● WHAT YOU WILL DO:
Skip all pictures, then copy the lines from the start of the data through the line with "0,374) -- (1017,374);", keeping both ends.

● SOURCE DATA:
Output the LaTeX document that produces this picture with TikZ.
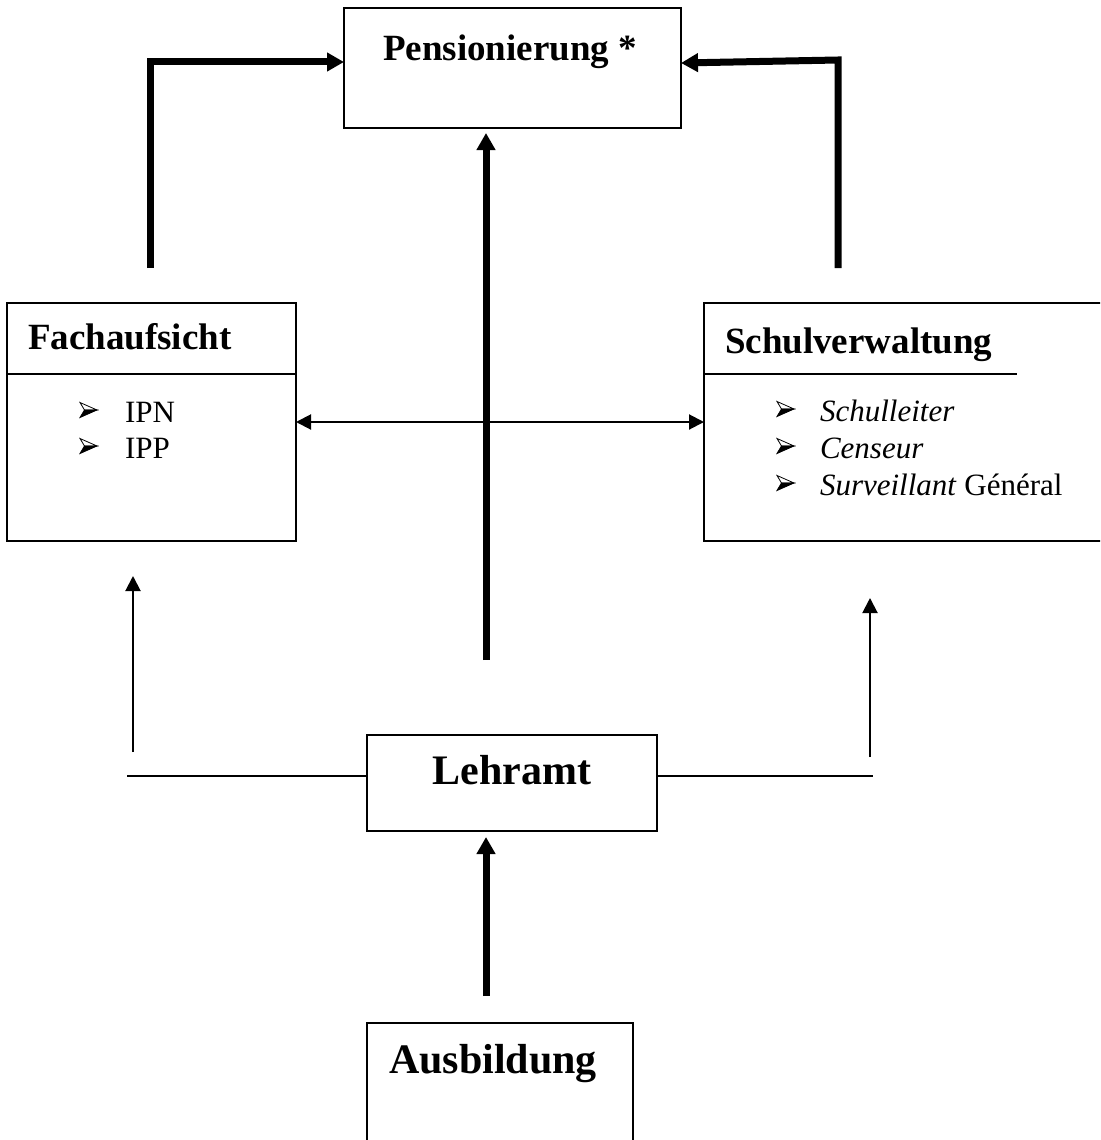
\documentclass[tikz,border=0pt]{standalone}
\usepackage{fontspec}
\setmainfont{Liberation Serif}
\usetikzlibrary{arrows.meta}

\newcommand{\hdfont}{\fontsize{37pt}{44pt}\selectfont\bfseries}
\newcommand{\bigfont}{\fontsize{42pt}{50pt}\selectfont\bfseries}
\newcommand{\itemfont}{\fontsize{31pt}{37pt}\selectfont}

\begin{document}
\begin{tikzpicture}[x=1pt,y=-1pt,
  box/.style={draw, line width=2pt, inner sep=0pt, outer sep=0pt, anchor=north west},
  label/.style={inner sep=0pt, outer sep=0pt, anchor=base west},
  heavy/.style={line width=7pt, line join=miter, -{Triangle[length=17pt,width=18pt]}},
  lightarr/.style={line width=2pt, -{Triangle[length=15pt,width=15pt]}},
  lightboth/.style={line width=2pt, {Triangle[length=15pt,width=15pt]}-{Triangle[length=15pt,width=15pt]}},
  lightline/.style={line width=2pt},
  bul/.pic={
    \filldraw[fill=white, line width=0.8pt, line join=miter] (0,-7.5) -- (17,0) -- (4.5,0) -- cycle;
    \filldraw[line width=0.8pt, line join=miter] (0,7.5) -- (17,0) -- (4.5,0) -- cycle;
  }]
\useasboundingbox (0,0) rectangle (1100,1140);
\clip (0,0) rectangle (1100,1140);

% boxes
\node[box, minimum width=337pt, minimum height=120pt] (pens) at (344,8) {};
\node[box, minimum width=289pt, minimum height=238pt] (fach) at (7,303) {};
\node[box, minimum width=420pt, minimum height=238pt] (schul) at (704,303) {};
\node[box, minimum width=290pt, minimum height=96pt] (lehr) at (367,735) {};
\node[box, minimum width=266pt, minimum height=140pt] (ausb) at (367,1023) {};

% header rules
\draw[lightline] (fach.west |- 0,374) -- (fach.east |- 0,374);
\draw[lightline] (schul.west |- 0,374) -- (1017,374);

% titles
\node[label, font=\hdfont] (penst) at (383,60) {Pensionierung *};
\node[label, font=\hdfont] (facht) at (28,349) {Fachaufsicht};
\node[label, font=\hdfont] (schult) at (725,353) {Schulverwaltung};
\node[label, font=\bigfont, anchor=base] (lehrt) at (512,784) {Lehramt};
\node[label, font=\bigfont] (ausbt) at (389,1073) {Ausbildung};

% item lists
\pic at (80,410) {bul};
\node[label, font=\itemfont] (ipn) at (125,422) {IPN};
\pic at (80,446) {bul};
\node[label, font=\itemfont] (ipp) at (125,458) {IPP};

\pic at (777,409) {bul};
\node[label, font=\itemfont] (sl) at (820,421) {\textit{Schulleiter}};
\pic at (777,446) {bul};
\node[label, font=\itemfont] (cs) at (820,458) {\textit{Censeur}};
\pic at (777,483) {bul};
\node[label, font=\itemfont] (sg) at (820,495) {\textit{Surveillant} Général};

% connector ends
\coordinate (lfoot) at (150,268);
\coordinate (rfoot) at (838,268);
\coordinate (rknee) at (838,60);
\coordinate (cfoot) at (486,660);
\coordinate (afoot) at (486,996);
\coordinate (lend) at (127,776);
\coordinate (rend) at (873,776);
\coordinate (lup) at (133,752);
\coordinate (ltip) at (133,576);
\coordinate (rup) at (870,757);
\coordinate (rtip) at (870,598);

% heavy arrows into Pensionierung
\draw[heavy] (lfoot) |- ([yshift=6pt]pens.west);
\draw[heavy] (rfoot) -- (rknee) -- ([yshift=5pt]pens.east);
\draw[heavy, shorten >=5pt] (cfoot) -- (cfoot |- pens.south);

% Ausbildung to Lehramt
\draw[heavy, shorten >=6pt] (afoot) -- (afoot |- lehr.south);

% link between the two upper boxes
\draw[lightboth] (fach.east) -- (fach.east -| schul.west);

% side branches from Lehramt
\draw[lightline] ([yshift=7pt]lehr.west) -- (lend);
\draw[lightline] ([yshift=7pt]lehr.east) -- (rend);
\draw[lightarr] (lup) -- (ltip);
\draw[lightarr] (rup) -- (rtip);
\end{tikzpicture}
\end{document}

● WRITTEN ANSWER:
Output the LaTeX document that produces this picture with TikZ.
\documentclass[tikz,border=0pt]{standalone}
\usepackage{fontspec}
\setmainfont{Liberation Serif}
\usetikzlibrary{arrows.meta}

\newcommand{\hdfont}{\fontsize{37pt}{44pt}\selectfont\bfseries}
\newcommand{\bigfont}{\fontsize{42pt}{50pt}\selectfont\bfseries}
\newcommand{\itemfont}{\fontsize{31pt}{37pt}\selectfont}

\begin{document}
\begin{tikzpicture}[x=1pt,y=-1pt,
  box/.style={draw, line width=2pt, inner sep=0pt, outer sep=0pt, anchor=north west},
  label/.style={inner sep=0pt, outer sep=0pt, anchor=base west},
  heavy/.style={line width=7pt, line join=miter, -{Triangle[length=17pt,width=18pt]}},
  lightarr/.style={line width=2pt, -{Triangle[length=15pt,width=15pt]}},
  lightboth/.style={line width=2pt, {Triangle[length=15pt,width=15pt]}-{Triangle[length=15pt,width=15pt]}},
  lightline/.style={line width=2pt},
  bul/.pic={
    \filldraw[fill=white, line width=0.8pt, line join=miter] (0,-7.5) -- (17,0) -- (4.5,0) -- cycle;
    \filldraw[line width=0.8pt, line join=miter] (0,7.5) -- (17,0) -- (4.5,0) -- cycle;
  }]
\useasboundingbox (0,0) rectangle (1100,1140);
\clip (0,0) rectangle (1100,1140);

% boxes
\node[box, minimum width=337pt, minimum height=120pt] (pens) at (344,8) {};
\node[box, minimum width=289pt, minimum height=238pt] (fach) at (7,303) {};
\node[box, minimum width=420pt, minimum height=238pt] (schul) at (704,303) {};
\node[box, minimum width=290pt, minimum height=96pt] (lehr) at (367,735) {};
\node[box, minimum width=266pt, minimum height=140pt] (ausb) at (367,1023) {};

% header rules
\draw[lightline] (fach.west |- 0,374) -- (fach.east |- 0,374);
\draw[lightline] (schul.west |- 0,374) -- (1017,374);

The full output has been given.